2. The air permeable cap of claim 1, wherein the adhesion retention part comprises:

a ring-shaped adhesion protrusion arranged along an outer circumference of the foam part; and

a plurality of adhesion grooves arranged in respective guide ribs to engage the ring-shaped adhesion protrusion.

3. The air permeable cap of claim 1, wherein each of the guide ribs includes a spacing protrusion extending toward a center of the cover part and maintaining a gap between the membrane part and the closed end part of the cover part.

4. The air permeable cap of claim 3, wherein the plurality of guide ribs each has an L-shaped cross-section.

5. The air permeable cap of claim 4, wherein:

the plurality of guide ribs comprises a pair of the guide ribs symmetrically disposed to face each other and constituting a guide rib group; and

the cover part is configured to establish a first space between the pair of the guide ribs for ventilation.

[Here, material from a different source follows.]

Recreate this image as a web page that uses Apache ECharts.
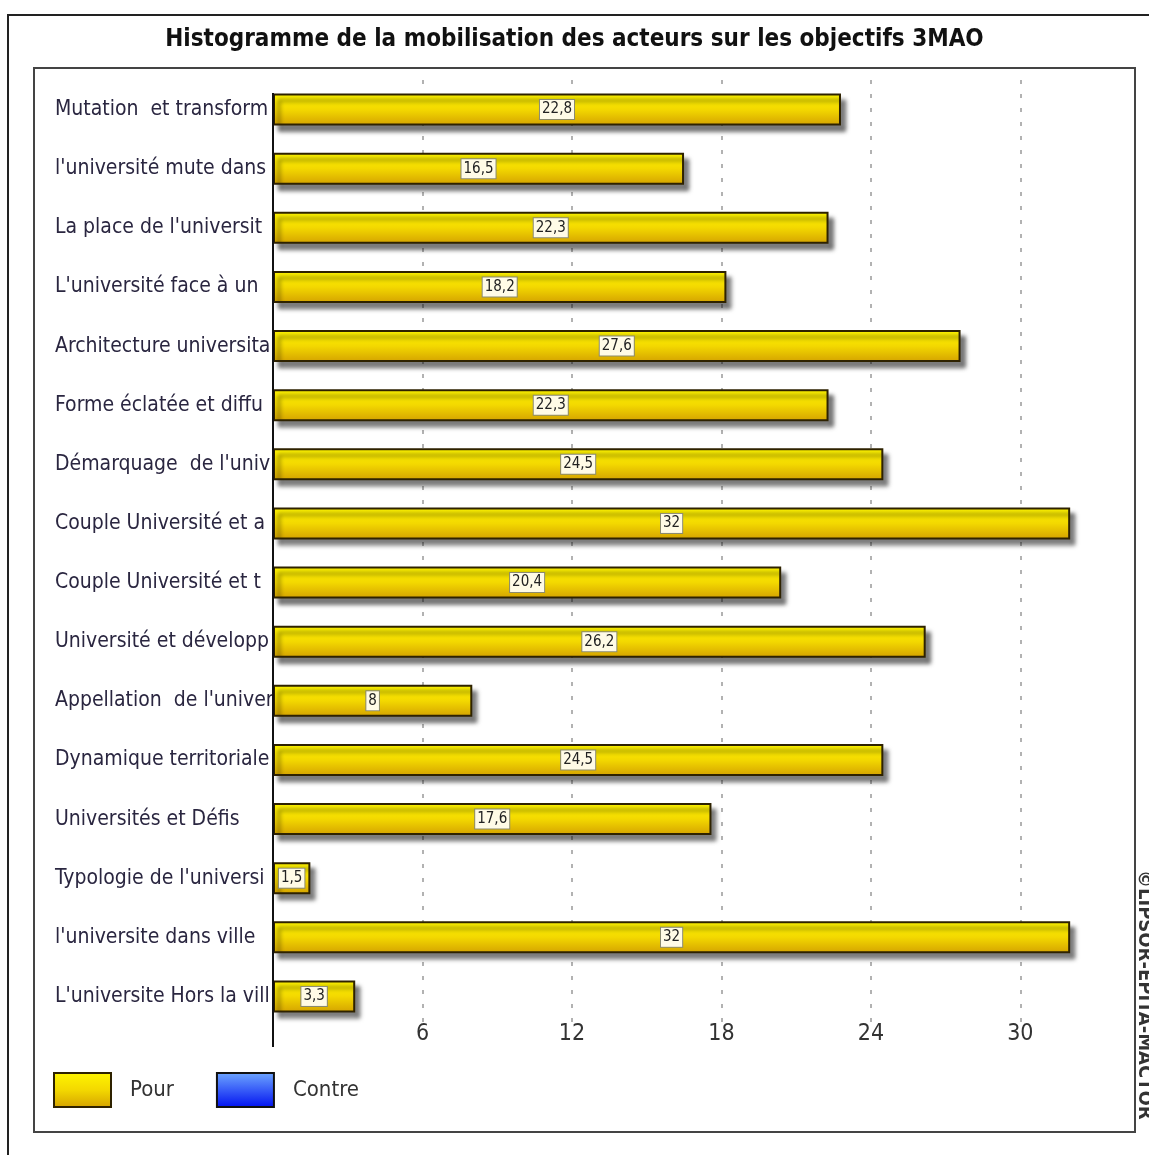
<!DOCTYPE html>
<html>
<head>
<meta charset="utf-8">
<script src="https://cdn.jsdelivr.net/npm/echarts@6/dist/echarts.min.js"></script>
<style>
  html, body { margin: 0; padding: 0; background: #fff; }
  #chart { width: 1149px; height: 1155px; }
</style>
</head>
<body>
<div id="chart"></div>
<script>
// données
const categories = [
    "Mutation  et transform",
    "l'université mute dans",
    "La place de l'universit",
    "L'université face à un",
    "Architecture universita",
    "Forme éclatée et diffu",
    "Démarquage  de l'univ",
    "Couple Université et a",
    "Couple Université et t",
    "Université et développ",
    "Appellation  de l'univer",
    "Dynamique territoriale",
    "Universités et Défis",
    "Typologie de l'universi",
    "l'universite dans ville",
    "L'universite Hors la vill"
];
const pourValues = [22.8, 16.5, 22.3, 18.2, 27.6, 22.3, 24.5, 32, 20.4, 26.2, 8, 24.5, 17.6, 1.5, 32, 3.3];
const contreValues = [];
const xTicks = [6, 12, 18, 24, 30];

const FONT = '"Liberation Sans Narrow", "DejaVu Sans Condensed", "Liberation Sans", sans-serif';

const chart = echarts.init(document.getElementById('chart'));

const yellow = new echarts.graphic.LinearGradient(0, 0, 0, 1, [
    { offset: 0, color: '#fff600' },
    { offset: 0.5, color: '#f3d800' },
    { offset: 1, color: '#d4a200' }
]);
const blue = new echarts.graphic.LinearGradient(0, 0, 0, 1, [
    { offset: 0, color: '#6fa8ff' },
    { offset: 1, color: '#0010f0' }
]);

const option = {
    animation: false,
    backgroundColor: '#fff',
    title: {
        text: 'Histogramme de la mobilisation des acteurs sur les objectifs 3MAO',
        left: 'center',
        top: 23,
        textStyle: { fontFamily: FONT, fontSize: 24, fontWeight: 'bold', color: '#111' }
    },
    legend: {
        left: 48,
        top: 1067,
        itemWidth: 57,
        itemHeight: 34,
        itemGap: 42,
        icon: 'rect',
        data: ['Pour', 'Contre'],
        textStyle: { fontFamily: FONT, fontSize: 22, color: '#333', padding: [0, 0, 0, 14] }
    },
    grid: { left: 273, right: 29, top: 80, bottom: 129 },
    xAxis: {
        type: 'value',
        min: 0,
        max: 34,
        interval: 6,
        axisLine: { show: false },
        axisTick: { show: false },
        axisLabel: {
            margin: -3,
            fontFamily: FONT,
            fontSize: 23,
            color: '#333',
            showMaxLabel: false,
            formatter: v => (xTicks.indexOf(v) >= 0 ? String(v) : '')
        },
        splitLine: {
            show: true,
            showMinLine: false,
            showMaxLine: false,
            lineStyle: { color: '#999', width: 1.5, type: [4, 10] }
        }
    },
    yAxis: {
        type: 'category',
        inverse: true,
        data: categories,
        axisLine: { show: false },
        axisTick: { show: false },
        axisLabel: {
            align: 'left',
            margin: 218,
            fontFamily: FONT,
            fontSize: 21,
            color: '#2a2640'
        }
    },
    series: [
        {
            name: 'Pour',
            type: 'bar',
            stack: 'total',
            barWidth: 32,
            data: pourValues,
            itemStyle: {
                color: yellow,
                borderColor: '#2e2200',
                borderWidth: 2,
                shadowColor: 'rgba(0,0,0,0.5)',
                shadowBlur: 4,
                shadowOffsetX: 5,
                shadowOffsetY: 6
            },
            label: {
                show: true,
                position: 'inside',
                formatter: p => String(p.value).replace('.', ','),
                fontFamily: FONT,
                fontSize: 15,
                color: '#222',
                backgroundColor: '#fffbe6',
                borderColor: '#8a8a70',
                borderWidth: 1,
                padding: [3, 2, 1, 2]
            }
        },
        {
            name: 'Contre',
            type: 'bar',
            stack: 'total',
            barWidth: 32,
            data: contreValues,
            itemStyle: { color: blue, borderColor: '#111', borderWidth: 2 }
        }
    ],
    graphic: [
        // cadre extérieur
        {
            type: 'polyline',
            shape: { points: [[1149, 15], [8, 15], [8, 1155]] },
            style: { stroke: '#222', lineWidth: 2, fill: null }
        },
        // cadre du graphique
        {
            type: 'rect',
            shape: { x: 34, y: 68, width: 1101, height: 1064 },
            style: { stroke: '#444', lineWidth: 2, fill: null }
        },
        // axe vertical
        {
            type: 'line',
            z: 10,
            shape: { x1: 273, y1: 93, x2: 273, y2: 1047 },
            style: { stroke: '#111', lineWidth: 2 }
        },
        {
            type: 'text',
            x: 1154,
            y: 870,
            rotation: -Math.PI / 2,
            style: {
                text: '©LIPSOR-EPITA-MACTOR',
                fontFamily: FONT,
                fontSize: 20,
                fontWeight: 'bold',
                fill: '#333'
            }
        }
    ]
};

chart.setOption(option);
</script>
</body>
</html>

6. The air permeable cap of claim 5, wherein the cover part comprises:

a plurality of guide rib groups, each guide rib group comprising a different pair of the guide ribs symmetrically disposed to face each other; and

a second space established between neighboring guide rib groups for ventilation.

7. The air permeable cap of claim 6, wherein a width of the second space is greater than that of the first space.

8. The air permeable cap of claim 7, wherein the plurality of guide rib groups is radially arranged on the inner circumferential surface of the cover part and spaced apart from each other.

9. The air permeable cap of claim 1, wherein the foam part comprises an elastically deformable material.

10. The air permeable cap of claim 9, wherein an end of each of the guide ribs is configured to have an inclined coupling guide.

11. The air permeable cap of claim 9, wherein the foam part comprises:

a ventilation part abutting the membrane part; and

a cylindrical coupling part connected to the ventilation part.

12. The air permeable cap of claim 11, wherein an end of the inner circumferential surface of the cylindrical coupling part is configured to have an inclined coupling induction part.